These individual colloquies are a revival of an ancient literary type, which I have already briefly discussed as being widely esteemed and practiced during the Renaissance. Following in the footsteps of the classical past, Erasmus describes eating and drinking moderately at table, as well as the time immediately before and after a meal, as the ideal setting for the cultivation of the self through participation in

profitable discourse on a number of different subjects, from literature and art to politics and games, and incorporating philology, morality, and spirituality. These occasions were filled with serious discussion mixed with lighthearted comedy. As the character Levinus notes in concluding the Fabulous Feast, “Nothing is more fun than treating jokes seriously.”193 This short statement is a poignant example of the analytical nature of these conversations; nothing was excluded from being intricately analyzed and discussed, even a simple joke.
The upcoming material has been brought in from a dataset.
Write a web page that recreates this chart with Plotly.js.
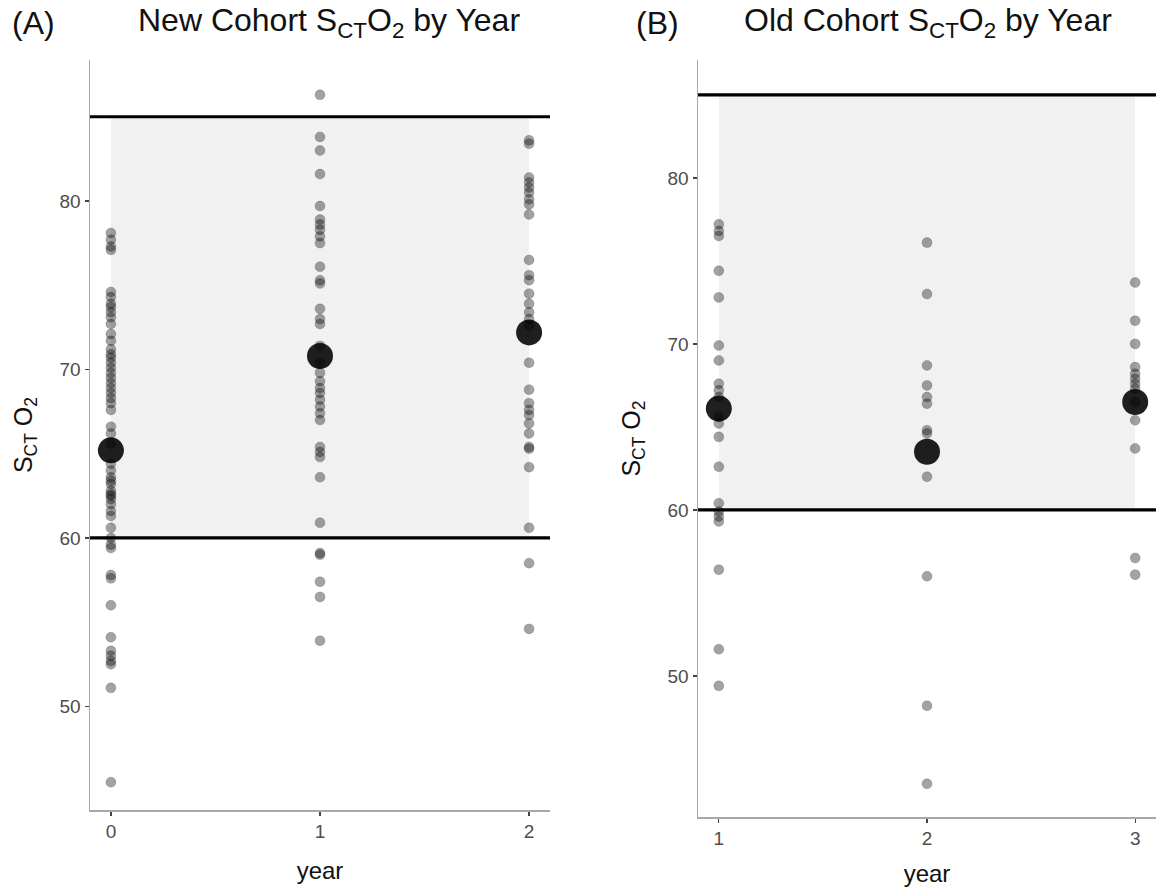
<!DOCTYPE html>
<html>
<head>
<meta charset="utf-8">
<script src="https://cdn.plot.ly/plotly-3.0.1.min.js"></script>
<style>html,body{margin:0;padding:0;background:#fff;}#chart{width:1158px;height:890px;}</style>
</head>
<body>
<div id="chart"></div>
<script>
// ---- Data ----
const yearsNew = [0, 1, 2];
const newYear0 = [78.1, 77.7, 77.3, 77.1, 74.6, 74.3, 73.9, 73.7, 73.4, 73.1, 72.7, 72.1, 71.7, 71.2, 70.9, 70.7, 70.4, 70.1, 69.8, 69.5, 69.2, 68.9, 68.6, 68.3, 68.0, 67.6, 66.6, 66.2, 65.6, 64.4, 64.0, 63.6, 63.4, 63.2, 62.8, 62.6, 62.5, 62.3, 62.0, 61.6, 61.3, 60.6, 60.0, 59.6, 59.4, 57.8, 57.6, 56.0, 54.1, 53.3, 53.0, 52.7, 52.5, 51.1, 45.5];
const newYear1 = [86.3, 83.8, 83.0, 81.6, 79.7, 78.9, 78.6, 78.3, 77.9, 77.5, 76.1, 75.3, 75.1, 73.6, 73.0, 72.7, 71.4, 70.4, 69.8, 69.3, 68.9, 68.6, 68.2, 67.8, 67.4, 67.0, 65.4, 65.1, 64.8, 63.6, 60.9, 59.1, 59.0, 57.4, 56.5, 53.9];
const newYear2 = [83.6, 83.4, 81.4, 81.1, 80.8, 80.5, 80.1, 79.8, 79.2, 76.5, 75.6, 75.3, 74.5, 73.9, 73.4, 73.0, 72.6, 70.4, 68.8, 68.0, 67.6, 67.3, 66.8, 66.2, 65.4, 65.3, 64.2, 60.6, 58.5, 54.6];
const newMeans = [65.2, 70.8, 72.2];

const yearsOld = [1, 2, 3];
const oldYear1 = [77.2, 76.8, 76.5, 74.4, 72.8, 69.9, 69.0, 67.6, 67.2, 66.8, 65.6, 65.2, 64.4, 62.6, 60.4, 59.9, 59.6, 59.3, 56.4, 51.6, 49.4];
const oldYear2 = [76.1, 73.0, 68.7, 67.5, 66.8, 66.4, 64.8, 64.6, 62.0, 56.0, 48.2, 43.5];
const oldYear3 = [73.7, 71.4, 70.0, 68.6, 68.2, 67.9, 67.6, 67.3, 66.5, 65.4, 63.7, 57.1, 56.1];
const oldMeans = [66.1, 63.5, 66.5];

const bandLow = 60;
const bandHigh = 85;

const xTicksNew = ['0', '1', '2'];
const xTicksOld = ['1', '2', '3'];
const yTicks = [50, 60, 70, 80];

// ---- Build traces ----
function pointTrace(xv, vals, xa, ya) {
  return {
    type: 'scatter', mode: 'markers',
    x: vals.map(() => xv), y: vals,
    xaxis: xa, yaxis: ya,
    marker: {size: 10, color: 'rgba(0,0,0,0.36)', line: {width: 0.8, color: 'rgba(0,0,0,0.2)'}},
    hoverinfo: 'x+y', showlegend: false
  };
}
function meanTrace(xs, means, xa, ya) {
  return {
    type: 'scatter', mode: 'markers', x: xs, y: means, xaxis: xa, yaxis: ya,
    marker: {size: 26, color: 'rgba(0,0,0,0.88)'},
    showlegend: false
  };
}
const newGroups = [newYear0, newYear1, newYear2];
const oldGroups = [oldYear1, oldYear2, oldYear3];
const traces = [];
newGroups.forEach((g, i) => traces.push(pointTrace(yearsNew[i], g, 'x', 'y')));
traces.push(meanTrace(yearsNew, newMeans, 'x', 'y'));
oldGroups.forEach((g, i) => traces.push(pointTrace(yearsOld[i], g, 'x2', 'y2')));
traces.push(meanTrace(yearsOld, oldMeans, 'x2', 'y2'));

// ---- Layout ----
const W = 1158, H = 890;
const px = v => v / W, py = v => 1 - v / H;
const fontFam = '"Liberation Sans", Arial, sans-serif';

function xAxis(domain, range, ticks, tickvals, anchor, standoff) {
  return {
    domain: domain, range: range, anchor: anchor,
    tickvals: tickvals, ticktext: ticks,
    showgrid: false, zeroline: false,
    showline: true, linecolor: '#a8a8a8', linewidth: 1.5,
    ticks: 'outside', ticklen: 4, tickcolor: '#444', tickwidth: 1.3,
    tickfont: {size: 19, color: '#4d4d4d', family: fontFam},
    title: {text: 'year', font: {size: 24, color: '#111', family: fontFam}, standoff: standoff}
  };
}
function yAxis(domain, range, anchor) {
  return {
    domain: domain, range: range, anchor: anchor,
    tickvals: yTicks,
    showgrid: false, zeroline: false,
    showline: true, linecolor: '#a8a8a8', linewidth: 1.5,
    ticks: 'outside', ticklen: 4, tickcolor: '#444', tickwidth: 1.3,
    tickfont: {size: 19, color: '#4d4d4d', family: fontFam},
    title: {text: 'S<sub>CT</sub> O<sub>2</sub>', font: {size: 25, color: '#111', family: fontFam}, standoff: 20}
  };
}

function bandShapes(xs, xa, ya) {
  return [
    {type: 'rect', xref: xa, yref: ya, x0: xs[0], x1: xs[xs.length - 1], y0: bandLow, y1: bandHigh,
     fillcolor: '#f1f1f1', line: {width: 0}, layer: 'below'},
    {type: 'line', xref: xa + ' domain', yref: ya, x0: 0, x1: 1, y0: bandHigh, y1: bandHigh,
     line: {color: '#000', width: 3.2}},
    {type: 'line', xref: xa + ' domain', yref: ya, x0: 0, x1: 1, y0: bandLow, y1: bandLow,
     line: {color: '#000', width: 3.2}}
  ];
}

const layout = {
  width: W, height: H,
  margin: {l: 0, r: 0, t: 0, b: 0},
  paper_bgcolor: '#fff', plot_bgcolor: 'rgba(0,0,0,0)',
  font: {family: fontFam},
  showlegend: false,
  xaxis: xAxis([px(90), px(550)], [-0.1, 2.1], xTicksNew, yearsNew, 'y', 21),
  yaxis: yAxis([py(810), py(60)], [43.85, 88.37], 'x'),
  xaxis2: xAxis([px(698), px(1156)], [0.9, 3.1], xTicksOld, yearsOld, 'y2', 17),
  yaxis2: yAxis([py(817), py(60)], [41.5, 87.1], 'x2'),
  shapes: bandShapes(yearsNew, 'x', 'y').concat(bandShapes(yearsOld, 'x2', 'y2')),
  annotations: [
    {text: '(A)', xref: 'paper', yref: 'paper', x: px(33), y: py(23), xanchor: 'center', yanchor: 'middle',
     showarrow: false, font: {size: 32, color: '#111', family: fontFam}},
    {text: 'New Cohort S<sub>CT</sub>O<sub>2</sub> by Year', xref: 'paper', yref: 'paper', x: px(329), y: py(23),
     xanchor: 'center', yanchor: 'middle', showarrow: false, font: {size: 32, color: '#111', family: fontFam}},
    {text: '(B)', xref: 'paper', yref: 'paper', x: px(658), y: py(23), xanchor: 'center', yanchor: 'middle',
     showarrow: false, font: {size: 32, color: '#111', family: fontFam}},
    {text: 'Old Cohort S<sub>CT</sub>O<sub>2</sub> by Year', xref: 'paper', yref: 'paper', x: px(928), y: py(23),
     xanchor: 'center', yanchor: 'middle', showarrow: false, font: {size: 32, color: '#111', family: fontFam}}
  ]
};

Plotly.newPlot('chart', traces, layout, {displayModeBar: false, staticPlot: true});
</script>
</body>
</html>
The character Augustinus illustrates this imperative in the Profane Feast by dissecting and teaching the rules of grammar after dinner through witty dialogues, each of them a miniature scene from everyday life.

In the “Poetic Feast,” Erasmus asserts, “I show what sort of feast scholars should have.”194 Whether this literary party ever took place is uncertain, but Thompson argues that we may suppose that it resembles, more or less, many a one Erasmus enjoyed.195 The house and gardens, as well as some of the dialogues, so vividly described in Erasmus’s “Godly Feast” were probably fictional constructions based on, at least in part, actual experiences in the homes of friends and acquaintances.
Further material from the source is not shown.